▶ _Problem details_
Extract the lines from the first one in the records below through the line containing "(0,0) rectangle (621,486);", keeping both ends and leaving out any pictures.

[Entries with chart source code]
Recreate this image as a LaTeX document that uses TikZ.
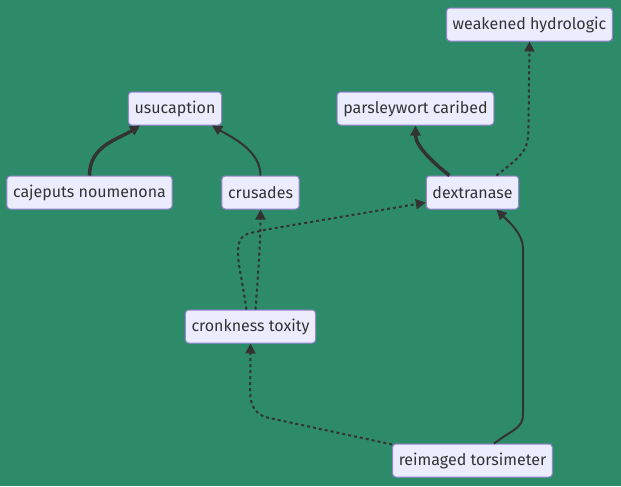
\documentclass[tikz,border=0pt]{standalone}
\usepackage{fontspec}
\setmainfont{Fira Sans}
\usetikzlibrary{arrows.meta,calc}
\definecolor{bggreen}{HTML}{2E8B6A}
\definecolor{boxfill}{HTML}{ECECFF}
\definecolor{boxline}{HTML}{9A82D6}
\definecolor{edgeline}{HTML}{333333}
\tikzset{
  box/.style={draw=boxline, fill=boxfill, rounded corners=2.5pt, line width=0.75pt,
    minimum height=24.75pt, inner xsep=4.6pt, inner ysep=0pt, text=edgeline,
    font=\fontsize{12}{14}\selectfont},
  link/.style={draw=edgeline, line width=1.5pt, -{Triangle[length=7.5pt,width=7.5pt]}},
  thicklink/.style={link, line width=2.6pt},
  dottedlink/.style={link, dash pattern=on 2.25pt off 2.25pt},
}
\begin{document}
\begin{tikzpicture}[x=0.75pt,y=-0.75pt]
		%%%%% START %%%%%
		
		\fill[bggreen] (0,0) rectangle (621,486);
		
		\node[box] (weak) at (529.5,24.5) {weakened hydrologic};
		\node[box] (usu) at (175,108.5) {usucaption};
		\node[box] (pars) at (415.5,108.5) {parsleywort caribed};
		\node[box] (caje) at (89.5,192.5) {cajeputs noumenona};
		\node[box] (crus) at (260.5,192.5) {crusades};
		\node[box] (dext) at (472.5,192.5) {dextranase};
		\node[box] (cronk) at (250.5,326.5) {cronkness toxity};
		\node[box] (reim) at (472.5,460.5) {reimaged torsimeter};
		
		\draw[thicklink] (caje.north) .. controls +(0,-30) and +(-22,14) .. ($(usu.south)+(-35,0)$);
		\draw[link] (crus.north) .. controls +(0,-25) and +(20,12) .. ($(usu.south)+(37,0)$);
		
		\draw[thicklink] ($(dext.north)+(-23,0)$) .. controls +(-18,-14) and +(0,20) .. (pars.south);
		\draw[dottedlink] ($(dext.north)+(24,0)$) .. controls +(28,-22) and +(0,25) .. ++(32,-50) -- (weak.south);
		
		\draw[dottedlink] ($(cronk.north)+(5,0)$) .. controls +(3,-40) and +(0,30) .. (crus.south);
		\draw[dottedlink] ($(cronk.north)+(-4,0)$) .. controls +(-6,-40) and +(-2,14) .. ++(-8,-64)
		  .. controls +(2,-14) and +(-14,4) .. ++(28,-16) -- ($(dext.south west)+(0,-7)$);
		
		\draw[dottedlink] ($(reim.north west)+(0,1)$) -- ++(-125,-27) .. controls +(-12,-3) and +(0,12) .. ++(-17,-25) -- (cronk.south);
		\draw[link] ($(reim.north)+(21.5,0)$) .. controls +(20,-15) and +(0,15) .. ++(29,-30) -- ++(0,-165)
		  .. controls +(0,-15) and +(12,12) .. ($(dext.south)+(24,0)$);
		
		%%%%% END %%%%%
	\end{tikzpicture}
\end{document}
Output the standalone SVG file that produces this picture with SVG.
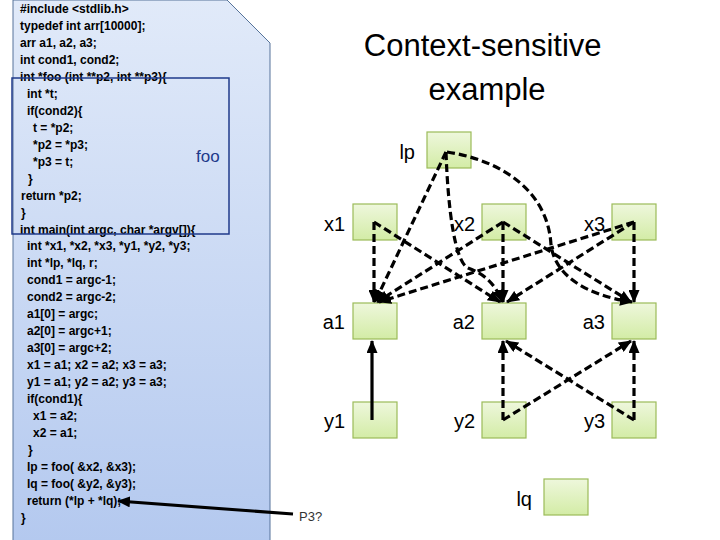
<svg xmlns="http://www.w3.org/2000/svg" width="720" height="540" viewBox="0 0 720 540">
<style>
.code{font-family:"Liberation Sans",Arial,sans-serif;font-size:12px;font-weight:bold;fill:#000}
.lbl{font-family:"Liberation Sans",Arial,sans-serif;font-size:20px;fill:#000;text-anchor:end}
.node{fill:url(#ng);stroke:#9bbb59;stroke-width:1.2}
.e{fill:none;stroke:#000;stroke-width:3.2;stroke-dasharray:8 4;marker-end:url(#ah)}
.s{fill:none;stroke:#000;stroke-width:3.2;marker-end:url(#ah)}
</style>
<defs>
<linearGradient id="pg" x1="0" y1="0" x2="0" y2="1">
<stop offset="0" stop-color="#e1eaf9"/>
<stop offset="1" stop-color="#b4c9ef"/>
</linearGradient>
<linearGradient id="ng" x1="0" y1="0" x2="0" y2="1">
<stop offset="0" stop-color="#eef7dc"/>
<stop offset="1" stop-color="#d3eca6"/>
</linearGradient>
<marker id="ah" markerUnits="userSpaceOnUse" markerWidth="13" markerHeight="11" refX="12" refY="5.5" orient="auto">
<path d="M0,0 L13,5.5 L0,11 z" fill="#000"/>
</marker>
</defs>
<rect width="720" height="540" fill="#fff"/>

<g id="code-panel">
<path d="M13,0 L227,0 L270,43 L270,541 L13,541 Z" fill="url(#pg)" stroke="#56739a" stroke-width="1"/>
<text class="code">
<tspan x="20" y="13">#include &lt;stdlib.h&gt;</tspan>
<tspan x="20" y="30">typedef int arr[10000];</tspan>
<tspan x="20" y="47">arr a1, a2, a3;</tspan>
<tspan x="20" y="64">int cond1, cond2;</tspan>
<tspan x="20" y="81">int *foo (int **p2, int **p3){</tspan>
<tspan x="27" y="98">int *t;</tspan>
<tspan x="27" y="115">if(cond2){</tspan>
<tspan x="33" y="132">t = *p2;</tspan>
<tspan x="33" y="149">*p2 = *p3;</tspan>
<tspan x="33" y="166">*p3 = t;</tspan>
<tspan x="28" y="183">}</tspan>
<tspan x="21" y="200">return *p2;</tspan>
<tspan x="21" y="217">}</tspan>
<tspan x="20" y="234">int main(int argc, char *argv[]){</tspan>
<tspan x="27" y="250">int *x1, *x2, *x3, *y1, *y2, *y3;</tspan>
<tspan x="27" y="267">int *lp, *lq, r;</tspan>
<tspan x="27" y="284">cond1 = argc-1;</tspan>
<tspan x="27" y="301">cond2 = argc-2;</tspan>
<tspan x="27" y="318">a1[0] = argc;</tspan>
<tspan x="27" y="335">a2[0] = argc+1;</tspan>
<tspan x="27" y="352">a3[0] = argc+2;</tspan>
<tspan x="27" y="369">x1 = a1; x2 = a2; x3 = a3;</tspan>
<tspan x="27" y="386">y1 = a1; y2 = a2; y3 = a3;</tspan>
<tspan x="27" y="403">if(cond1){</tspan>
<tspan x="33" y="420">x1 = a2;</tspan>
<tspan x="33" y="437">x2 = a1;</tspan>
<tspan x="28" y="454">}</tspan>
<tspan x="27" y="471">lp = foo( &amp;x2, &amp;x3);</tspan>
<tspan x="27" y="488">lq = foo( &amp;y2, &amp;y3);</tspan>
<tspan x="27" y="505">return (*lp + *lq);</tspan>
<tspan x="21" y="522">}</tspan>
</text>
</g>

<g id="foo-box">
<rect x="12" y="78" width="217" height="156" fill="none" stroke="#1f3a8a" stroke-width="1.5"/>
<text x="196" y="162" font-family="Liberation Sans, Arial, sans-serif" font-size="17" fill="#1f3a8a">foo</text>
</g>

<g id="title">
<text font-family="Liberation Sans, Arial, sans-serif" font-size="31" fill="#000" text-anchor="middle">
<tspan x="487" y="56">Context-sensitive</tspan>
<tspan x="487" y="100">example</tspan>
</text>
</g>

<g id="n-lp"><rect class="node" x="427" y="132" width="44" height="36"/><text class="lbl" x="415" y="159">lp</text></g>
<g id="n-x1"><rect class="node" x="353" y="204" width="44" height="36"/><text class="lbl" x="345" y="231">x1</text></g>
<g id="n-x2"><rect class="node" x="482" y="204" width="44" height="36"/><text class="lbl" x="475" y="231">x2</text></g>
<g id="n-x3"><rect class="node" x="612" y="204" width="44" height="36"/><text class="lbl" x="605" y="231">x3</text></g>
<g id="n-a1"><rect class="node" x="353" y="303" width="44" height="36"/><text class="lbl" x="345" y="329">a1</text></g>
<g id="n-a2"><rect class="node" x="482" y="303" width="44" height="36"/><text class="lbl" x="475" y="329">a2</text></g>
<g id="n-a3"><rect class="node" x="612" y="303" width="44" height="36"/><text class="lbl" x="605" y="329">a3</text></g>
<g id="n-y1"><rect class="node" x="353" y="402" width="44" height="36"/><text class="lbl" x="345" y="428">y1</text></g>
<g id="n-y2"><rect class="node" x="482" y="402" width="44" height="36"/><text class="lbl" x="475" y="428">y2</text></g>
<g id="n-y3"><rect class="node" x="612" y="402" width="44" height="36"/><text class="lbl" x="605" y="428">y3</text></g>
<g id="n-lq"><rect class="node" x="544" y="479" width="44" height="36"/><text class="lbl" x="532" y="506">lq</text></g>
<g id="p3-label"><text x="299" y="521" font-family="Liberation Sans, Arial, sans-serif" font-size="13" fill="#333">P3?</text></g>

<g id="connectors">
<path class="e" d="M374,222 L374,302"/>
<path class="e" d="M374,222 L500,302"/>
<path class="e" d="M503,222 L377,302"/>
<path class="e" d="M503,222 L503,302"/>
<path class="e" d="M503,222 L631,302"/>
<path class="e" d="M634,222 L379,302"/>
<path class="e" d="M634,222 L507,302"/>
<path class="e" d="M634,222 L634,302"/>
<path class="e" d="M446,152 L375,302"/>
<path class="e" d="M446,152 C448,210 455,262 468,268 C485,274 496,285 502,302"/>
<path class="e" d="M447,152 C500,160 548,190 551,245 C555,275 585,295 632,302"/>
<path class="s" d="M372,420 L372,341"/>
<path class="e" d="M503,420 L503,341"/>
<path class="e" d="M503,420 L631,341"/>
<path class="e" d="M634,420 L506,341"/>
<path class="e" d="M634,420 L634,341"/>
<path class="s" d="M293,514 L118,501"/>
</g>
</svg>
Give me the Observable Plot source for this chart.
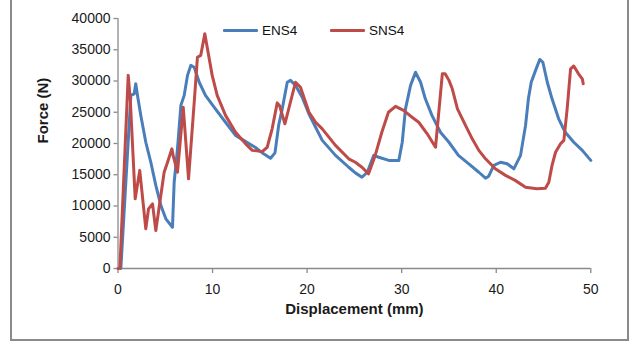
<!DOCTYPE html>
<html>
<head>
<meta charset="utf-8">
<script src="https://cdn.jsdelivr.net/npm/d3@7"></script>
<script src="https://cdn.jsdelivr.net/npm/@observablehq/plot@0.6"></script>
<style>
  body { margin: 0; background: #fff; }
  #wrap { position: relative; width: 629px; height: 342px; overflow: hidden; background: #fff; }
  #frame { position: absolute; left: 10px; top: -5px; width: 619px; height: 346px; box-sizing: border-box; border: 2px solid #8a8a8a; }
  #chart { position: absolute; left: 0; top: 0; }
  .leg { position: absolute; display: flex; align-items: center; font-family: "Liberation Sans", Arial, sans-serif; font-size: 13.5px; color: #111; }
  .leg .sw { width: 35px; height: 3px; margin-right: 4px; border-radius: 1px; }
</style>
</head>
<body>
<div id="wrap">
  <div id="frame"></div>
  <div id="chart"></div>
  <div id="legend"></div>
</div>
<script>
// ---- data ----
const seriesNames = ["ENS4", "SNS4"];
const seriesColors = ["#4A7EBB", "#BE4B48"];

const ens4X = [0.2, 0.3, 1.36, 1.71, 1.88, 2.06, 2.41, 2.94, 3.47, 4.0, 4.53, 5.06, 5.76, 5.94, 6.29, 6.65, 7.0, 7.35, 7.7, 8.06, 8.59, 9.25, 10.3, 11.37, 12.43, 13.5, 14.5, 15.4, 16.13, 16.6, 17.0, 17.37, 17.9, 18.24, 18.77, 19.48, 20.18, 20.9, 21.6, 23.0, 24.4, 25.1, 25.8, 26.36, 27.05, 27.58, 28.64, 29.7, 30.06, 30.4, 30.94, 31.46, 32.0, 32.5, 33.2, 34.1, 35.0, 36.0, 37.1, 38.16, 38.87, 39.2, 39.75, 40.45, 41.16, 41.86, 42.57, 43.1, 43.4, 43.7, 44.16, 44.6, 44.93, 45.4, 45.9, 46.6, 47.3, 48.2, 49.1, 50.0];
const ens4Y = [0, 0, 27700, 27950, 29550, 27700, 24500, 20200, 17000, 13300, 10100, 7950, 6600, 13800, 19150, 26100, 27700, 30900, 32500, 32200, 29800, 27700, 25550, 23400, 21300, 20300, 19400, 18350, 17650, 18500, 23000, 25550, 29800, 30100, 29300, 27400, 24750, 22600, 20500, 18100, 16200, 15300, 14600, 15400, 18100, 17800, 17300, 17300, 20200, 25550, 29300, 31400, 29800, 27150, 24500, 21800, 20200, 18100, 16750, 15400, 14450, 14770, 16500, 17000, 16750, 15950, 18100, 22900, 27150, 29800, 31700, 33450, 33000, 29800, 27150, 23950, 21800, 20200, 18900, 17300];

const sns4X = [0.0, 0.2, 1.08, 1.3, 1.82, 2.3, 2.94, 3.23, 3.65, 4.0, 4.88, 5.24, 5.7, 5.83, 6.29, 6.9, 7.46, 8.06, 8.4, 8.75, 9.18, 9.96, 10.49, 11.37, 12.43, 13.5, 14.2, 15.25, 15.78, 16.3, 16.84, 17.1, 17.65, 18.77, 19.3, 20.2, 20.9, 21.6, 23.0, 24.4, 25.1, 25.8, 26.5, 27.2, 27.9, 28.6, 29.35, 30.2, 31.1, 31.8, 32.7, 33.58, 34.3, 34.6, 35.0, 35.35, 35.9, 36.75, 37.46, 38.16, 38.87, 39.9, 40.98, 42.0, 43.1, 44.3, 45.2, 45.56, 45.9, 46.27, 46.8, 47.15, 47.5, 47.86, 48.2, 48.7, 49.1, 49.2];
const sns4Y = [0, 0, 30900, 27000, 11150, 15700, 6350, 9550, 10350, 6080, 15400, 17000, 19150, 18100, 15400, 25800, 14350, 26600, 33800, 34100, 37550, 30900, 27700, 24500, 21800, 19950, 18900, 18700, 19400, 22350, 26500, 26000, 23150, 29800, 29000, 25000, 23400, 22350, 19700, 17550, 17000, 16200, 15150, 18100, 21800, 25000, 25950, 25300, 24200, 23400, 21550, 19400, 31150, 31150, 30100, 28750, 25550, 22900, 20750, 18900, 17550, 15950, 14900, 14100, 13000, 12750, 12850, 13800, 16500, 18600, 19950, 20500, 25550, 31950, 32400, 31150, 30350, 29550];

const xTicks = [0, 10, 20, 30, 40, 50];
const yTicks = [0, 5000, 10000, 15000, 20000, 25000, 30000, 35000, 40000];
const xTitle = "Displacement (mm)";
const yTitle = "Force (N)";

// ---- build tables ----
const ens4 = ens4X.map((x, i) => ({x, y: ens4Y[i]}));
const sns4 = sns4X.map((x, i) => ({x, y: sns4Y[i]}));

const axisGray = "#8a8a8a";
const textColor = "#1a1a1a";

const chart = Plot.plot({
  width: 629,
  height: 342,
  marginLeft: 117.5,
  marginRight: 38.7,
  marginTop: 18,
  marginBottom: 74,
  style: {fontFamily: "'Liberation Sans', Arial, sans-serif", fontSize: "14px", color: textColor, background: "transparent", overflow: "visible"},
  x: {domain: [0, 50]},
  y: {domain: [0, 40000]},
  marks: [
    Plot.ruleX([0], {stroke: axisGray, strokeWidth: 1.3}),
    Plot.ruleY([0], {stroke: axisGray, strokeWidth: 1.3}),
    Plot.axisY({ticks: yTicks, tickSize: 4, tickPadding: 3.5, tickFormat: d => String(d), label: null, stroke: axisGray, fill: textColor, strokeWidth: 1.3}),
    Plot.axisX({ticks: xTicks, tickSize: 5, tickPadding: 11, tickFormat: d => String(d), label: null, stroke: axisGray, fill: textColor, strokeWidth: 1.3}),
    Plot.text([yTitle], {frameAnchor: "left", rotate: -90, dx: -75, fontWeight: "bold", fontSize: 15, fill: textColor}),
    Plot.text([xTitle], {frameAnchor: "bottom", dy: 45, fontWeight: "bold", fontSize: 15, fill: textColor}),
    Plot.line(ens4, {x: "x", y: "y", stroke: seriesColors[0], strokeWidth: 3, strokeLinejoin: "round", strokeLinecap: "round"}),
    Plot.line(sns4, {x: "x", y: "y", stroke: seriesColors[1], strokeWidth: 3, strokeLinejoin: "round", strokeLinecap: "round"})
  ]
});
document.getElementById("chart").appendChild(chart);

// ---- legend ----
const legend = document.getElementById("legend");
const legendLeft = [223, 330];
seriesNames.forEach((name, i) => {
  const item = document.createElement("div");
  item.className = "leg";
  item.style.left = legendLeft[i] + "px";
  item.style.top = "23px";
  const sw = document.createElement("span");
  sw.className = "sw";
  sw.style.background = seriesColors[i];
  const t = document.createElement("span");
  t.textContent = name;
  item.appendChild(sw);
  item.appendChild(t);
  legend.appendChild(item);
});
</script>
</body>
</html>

▶ _Full response_
Recreate this image as a LaTeX document that uses TikZ.
\documentclass[tikz,border=0pt]{standalone}
\usepackage{fontspec}
\setmainfont{Fira Sans}
\usetikzlibrary{arrows.meta,calc}
\definecolor{bggreen}{HTML}{2E8B6A}
\definecolor{boxfill}{HTML}{ECECFF}
\definecolor{boxline}{HTML}{9A82D6}
\definecolor{edgeline}{HTML}{333333}
\tikzset{
  box/.style={draw=boxline, fill=boxfill, rounded corners=2.5pt, line width=0.75pt,
    minimum height=24.75pt, inner xsep=4.6pt, inner ysep=0pt, text=edgeline,
    font=\fontsize{12}{14}\selectfont},
  link/.style={draw=edgeline, line width=1.5pt, -{Triangle[length=7.5pt,width=7.5pt]}},
  thicklink/.style={link, line width=2.6pt},
  dottedlink/.style={link, dash pattern=on 2.25pt off 2.25pt},
}
\begin{document}
\begin{tikzpicture}[x=0.75pt,y=-0.75pt]
		%%%%% START %%%%%
		
		\fill[bggreen] (0,0) rectangle (621,486);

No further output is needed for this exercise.